When and how to move a yucca?
Thanks to David Fuller for this great question! He wants to know: when to move a yucca and should it be given time to harden off, like with an agave or cactus.
Most yuccas are pretty tough and should easily survive being transplanted. As with other plants, dig as much of the root ball as possible, taking care not to break the plant while prying it from the ground.
If your yucca has been in the ground for a while, it may be quite a challenge to get it pulled up, and you may break the stem off if you aren’t careful.

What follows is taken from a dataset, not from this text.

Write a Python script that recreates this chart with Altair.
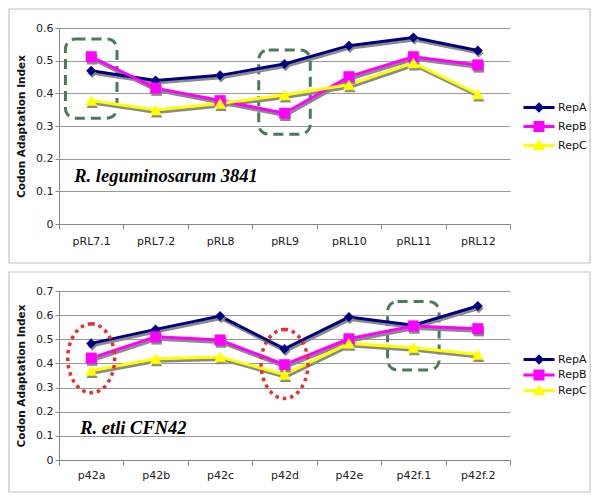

Some of the roots will be large and may need to be cut, which will leave a wound, and you’ll need to give that wound time to heal before you stick it in the ground. Even if you don’t cut any large roots and you don’t notice any sap, the smaller roots that get broken also need a little time to heal. A day or two is normally plenty, and unlike other plants, most succulents can easily survive this time out of the ground, since they have stored water and nutrients available.
When you cut a succulent, whether the root, stem, or leaves, it will ooze sap, which contains sugars. And those sugars are a very attractive food source for soil fungi and other microbes, so you want to allow the plant to seal that wound before you put it back in the soil. If you like, you could dust the cut surface with a light application of fungicide, to be extra safe. Products containing sulfur, copper, or neem oil, which are labeled as acceptable for organic use, will all work fine.
There usually aren’t many issues with transplant shock on plants as tough as yuccas, agaves, and cacti, if you can get the plant out of the ground in one piece, and that is really the most challenging part.
The main issue that I hear about moving yuccas is not any problems with the plant that gets moved, but with the parts of the plant that are left behind. Those thick, succulent roots are extremely capable of regrowth, so there will most likely be reemergence from the original plant in the original spot, since it’s doubtful you’ll be able to get all the underground pieces when you dig it up. So if the transplant does happen to die for some reason, you may have some offshoots back in the original spot before too long. If you happen to want more plants, that would be a good thing, I suppose, but if you no longer want any trace of the yucca to remain in its original spot, it may take a while and considerable effort to remove enough of the roots to completely keep it from coming back.